His anticipation and vision at the line of scrimmage are some of the best in the nation, as he hits the hole right as it's opening up at high frequency, allowing him to gain the most amount of yards possible on a play. Even though he could easily lean on his overpowering frame to win most of his battles at the line of scrimmage, Allen's agility shines through plenty when aggressively bursting through an opening.
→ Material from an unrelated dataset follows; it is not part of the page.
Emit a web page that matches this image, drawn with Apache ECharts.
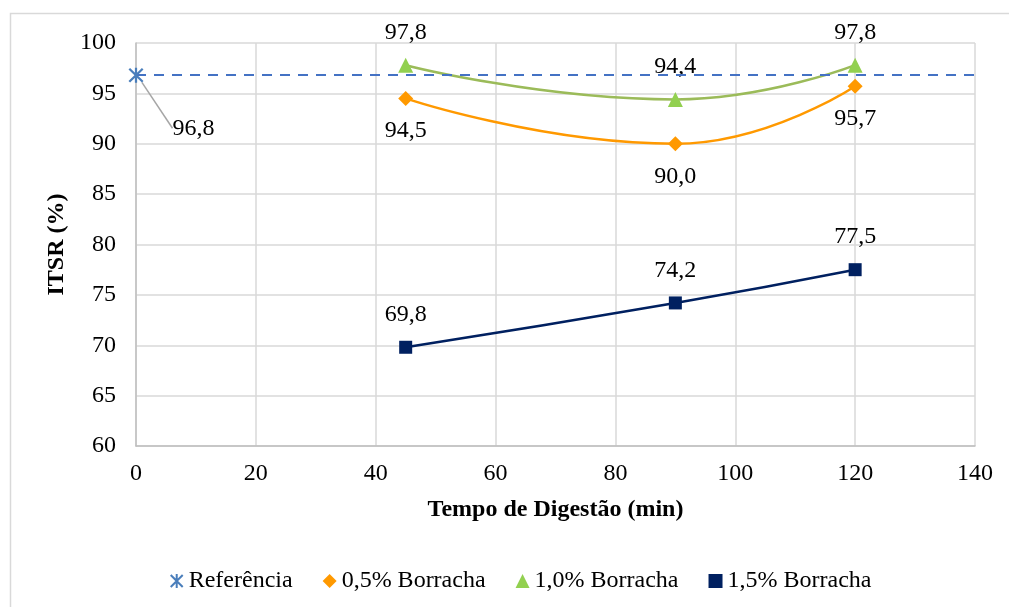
<!DOCTYPE html>
<html>
<head>
<meta charset="utf-8">
<script src="https://cdn.jsdelivr.net/npm/echarts@6/dist/echarts.min.js"></script>
<style>
  html, body { margin: 0; padding: 0; background: #ffffff; }
  #chart { width: 1009px; height: 607px; }
</style>
</head>
<body>
<div id="chart"></div>
<script>
// Digestion time (min) and ITSR (%) for each rubber content
const tempos = [45, 90, 120];
const referencia = 96.8;
const borracha05 = [94.5, 90.0, 95.7];
const borracha10 = [97.8, 94.4, 97.8];
const borracha15 = [69.8, 74.2, 77.5];
const xTicks = [0, 20, 40, 60, 80, 100, 120, 140];
const yTicks = [60, 65, 70, 75, 80, 85, 90, 95, 100];

const FONT = '"Liberation Serif", "Times New Roman", serif';
const FS = 24;
const fmt = v => v.toFixed(1).replace('.', ',');
const pairs = vals => tempos.map((t, i) => [t, vals[i]]);

// asterisk marker: vertical bar plus two diagonals
const STAR = 'path://M-1,-7L1,-7L1,7L-1,7Z' +
  'M-5.29,-6.71L6.71,5.29L5.29,6.71L-6.71,-5.29Z' +
  'M-5.29,6.71L-6.71,5.29L5.29,-6.71L6.71,-5.29Z';

const labelBase = {
  show: true,
  fontFamily: FONT,
  fontSize: FS,
  color: '#000000',
  formatter: p => fmt(p.value[1])
};

const chart = echarts.init(document.getElementById('chart'), null, { renderer: 'canvas' });

chart.setOption({
  backgroundColor: '#ffffff',
  animation: false,
  textStyle: { fontFamily: FONT },
  graphic: [{
    type: 'rect',
    shape: { x: 10.5, y: 13.5, width: 1010, height: 610 },
    style: { fill: 'none', stroke: '#d9d9d9', lineWidth: 1.5 },
    silent: true,
    z: -10
  }],
  grid: { left: 136, right: 34, top: 43, bottom: 161 },
  xAxis: {
    type: 'value',
    min: xTicks[0],
    max: xTicks[xTicks.length - 1],
    interval: xTicks[1] - xTicks[0],
    name: 'Tempo de Digestão (min)',
    nameLocation: 'middle',
    nameGap: 52,
    nameTextStyle: { fontFamily: FONT, fontSize: FS, fontWeight: 'bold', color: '#000' },
    axisLine: { show: true, lineStyle: { color: '#bfbfbf', width: 1.5 } },
    axisTick: { show: false },
    axisLabel: { fontFamily: FONT, fontSize: FS, color: '#000', margin: 16 },
    splitLine: { show: true, lineStyle: { color: '#d9d9d9', width: 1.5 } }
  },
  yAxis: {
    type: 'value',
    min: yTicks[0],
    max: yTicks[yTicks.length - 1],
    interval: yTicks[1] - yTicks[0],
    name: 'ITSR (%)',
    nameLocation: 'middle',
    nameGap: 66,
    nameRotate: 90,
    nameTextStyle: { fontFamily: FONT, fontSize: FS, fontWeight: 'bold', color: '#000' },
    axisLine: { show: true, lineStyle: { color: '#bfbfbf', width: 1.5 } },
    axisTick: { show: false },
    axisLabel: { fontFamily: FONT, fontSize: FS, color: '#000', margin: 20 },
    splitLine: { show: true, lineStyle: { color: '#d9d9d9', width: 1.5 } }
  },
  legend: {
    left: 165,
    top: 564,
    itemWidth: 14,
    itemHeight: 14,
    itemGap: 30,
    textStyle: { fontFamily: FONT, fontSize: FS, color: '#000' },
    data: [
      { name: 'Referência', icon: STAR },
      { name: '0,5% Borracha', icon: 'diamond' },
      { name: '1,0% Borracha', icon: 'triangle' },
      { name: '1,5% Borracha', icon: 'rect' }
    ]
  },
  series: [
    {
      name: 'Referência',
      type: 'line',
      data: [[0, referencia]],
      symbol: STAR,
      symbolSize: 15,
      color: '#4a7ebb',
      itemStyle: { color: '#4a7ebb' },
      label: Object.assign({}, labelBase, { position: 'right', distance: 5 }),
      labelLayout: { dx: 24, dy: 53 },
      labelLine: { show: true, lineStyle: { color: '#a6a6a6', width: 1.5 } },
      markLine: {
        silent: true,
        symbol: 'none',
        label: { show: false },
        lineStyle: { color: '#4472c4', width: 2, type: [10, 8] },
        data: [{ yAxis: referencia }]
      },
      z: 5
    },
    {
      name: '0,5% Borracha',
      type: 'line',
      data: pairs(borracha05),
      smooth: 0.5,
      symbol: 'diamond',
      symbolSize: 15,
      color: '#ff9900',
      lineStyle: { color: '#ff9900', width: 2.5 },
      itemStyle: { color: '#ff9900' },
      label: Object.assign({}, labelBase, { position: 'bottom', distance: 13 }),
      z: 3
    },
    {
      name: '1,0% Borracha',
      type: 'line',
      data: pairs(borracha10),
      smooth: 0.5,
      symbol: 'triangle',
      symbolSize: 15,
      color: '#92d050',
      lineStyle: { color: '#9bbb59', width: 2.5 },
      itemStyle: { color: '#92d050' },
      label: Object.assign({}, labelBase, { position: 'top', distance: 13 }),
      z: 3
    },
    {
      name: '1,5% Borracha',
      type: 'line',
      data: pairs(borracha15),
      smooth: 0.5,
      symbol: 'rect',
      symbolSize: 13,
      color: '#002060',
      lineStyle: { color: '#002060', width: 2.5 },
      itemStyle: { color: '#002060' },
      label: Object.assign({}, labelBase, { position: 'top', distance: 14 }),
      z: 3
    }
  ]
});
</script>
</body>
</html>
His anticipation and frame could power him to the top of his position's draft board as he'll likely enter his NFL rookie season as a 20-year-old.

1. Blake Corum (Michigan)

Blake Corum Getty Images
  • Height: 5-foot-8 | Weight: 210 pounds
  • Accolades/notable statistics: 2022 consensus All-American; 2022 Doak Walker Award finalist; 2022 Ameche-Dayne Big Ten Running Back of the Year (first in Michigan history); 2022 consensus first-team All-Big Ten; five rush TD vs. UConn in 2022 (T-most touchdowns in a single game in Michigan history); 19 scrimmage TD in 2022 (T-fifth-most in FBS)

Rick Spielman's comp: Kenneth Walker III

"You look at the production on the field more than the size, but you understand 5-foot-7, 5-foot-8 may have some issues pass-blocking. Some short running backs have had very productive careers. I thought this guy was the quickest stop-start guy out of anyone in the draft. He's great at dropping his weight to elude in space. The contact balance is nice. Very good running back. He is short. His hands are good enough. He's a checkdown or screens player because he's so small, not as available downfield. He's a quick, explosive athlete. I just want to see what his speed is. I would compare him to Kenneth Walker III.

Ryan Wilson's comp: Maurice Jones-Drew

"He plays much bigger than his size. He's a bowling ball in the true sense of the word. Small catch-radius, but he's not going to be pushed around. He has kick return ability. He's built low to the ground with quick lateral movements. He can cut on the dime, and it usually takes multiple defenders to bring him down. He has good hands as a receiver, and he immediately becomes a returner in space after the catch in the quick game. I think he brings a lot as a playmaker, both running and receiving, and he's dangerous out in space. 

  • Games to circle: at Penn State (Nov. 11), vs. Ohio State (Nov. 25)
  • Draft range: Second or third round

Final thoughts

Blake Corum's ability to keep his feet moving, cut, and explode on a dime are reminiscent of the way Le'Veon Bell operated in his prime with the Pittsburgh Steelers. Corum has the best improvisational running skills of any running back in this class entering the 2023 season, but what makes his cuts so devastating are the suddenness with which they occur. Once Corum makes that jump-cut, he usually has nothing but green grass in front of him.

All he has to do to maintain the top running back spot in the 2024 NFL Draft is stay healthy. Corum suffered a sprained MCL against Illinois that ended his season the following week against Ohio State. He needed to undergo surgery to fix it. His burst is some of the best in the nation, as his 15 runs of 20 or more yards were tied for the seventh-most in college football. If Corum can continue to showcase his trademark agility and acceleration, he'll be the first running back to hear his name called in 2024.